The upper portion of Strathdearn, the home of the famous "pipers," even in these modern days, is occasionally tuned up with shrill effect. The great davoch of "Schevin," commonly called "Coignafearn," or the "Monalia," runs at the back of the parishes of Alvie, Kingussie, and Laggan, and of old the habitat of the red deer, famous when most modern forests were unknown, has again become a forest. It was let at the end of last century to the Black Officer of Ballochroan for fifty shillings of grazing rent. The last Duke of Gordon, when Marquis of Huntly, Lord Saltoun, and Fraser of Culduthel rented Coignafearn at £80 as shooting quarters. This nowadays would be laughed at, but at the time (1824) it exhilarated Alexander, then laird of Mackintosh, so much that he exclaimed in Gaelic, "A big rent for hens." The present rent of Coignafearn is £1000 per annum.

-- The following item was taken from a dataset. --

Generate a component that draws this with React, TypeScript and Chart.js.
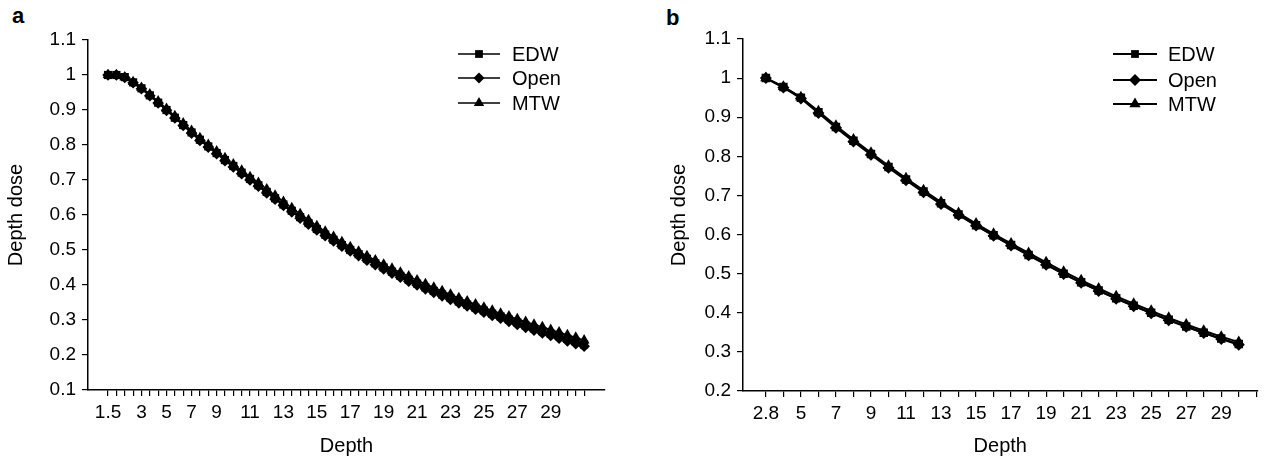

Strathdearn since the Highland road has been practically closed remained stagnant, with its population decaying, but is now certain to awake to vitality and prosperity. It is full of romance and interesting story, on which I do not at present enlarge. With the exception of Pollochaig, all Mackintosh's great possessions in the parish hold of the Crown properly, or as in the right of the Bishops of Moray. The rest of the parish holds of the Earl of Moray, Lord of Stratherne and of Petty.

The following anecdote, relating to one of the Borlums connected by marriage with Strathdearn, shows that expatriation did not quench the "native fires." Benjamin Mackintosh, natural son of Brigadier Mackintosh, emigrated with his wife, daughter of Mackintosh of Holm, and his family to America, where he became a distinguished officer, and conducted himself highly and honourably in the service of some of the American States. At one time he had occasion to go against a party of Red Indians, who annoyed Georgia. The Indians made their appearance at the edge of a wood, ready for the attack. Being much more numerous than Benjamin Mackintosh and his men, his negro servant called out, "Massa, massa, run or you will be killed by these savages." Benjamin Mackintosh merely said in reply, "You may run, but I come of a race that never ran." Assistance coming, the Indians decamped.

A further anecdote connected with Dalarossie. On one occasion eleven Camerons were passing down Strathdearn on a thieving expedition, travelling on the south or east side of the river Findhorn. The valley at this spot is narrow, and the sides of the river and neighbouring haughs were then covered with wood. A man named Mackintosh, living at Daltomich, on the north or west side of the river, an excellent bowman, observed them going along on the opposite side, and having a grudge against them for a previous injury, went down to ft wooded haughs near the river and killed three of them with the arrow at Craig Allister, and the survivors could not see, with the wood, from whence the arrows came, he being on the north side of the river. He fired his arrows generally through every opening in the wood he could find, and in this manner he alone killed the whole eleven. The last fell at a small well in the bank of the river below the new house of Dalmigavie, since known by the name of "Fuaran Cameronich." All were killed within the space of two miles.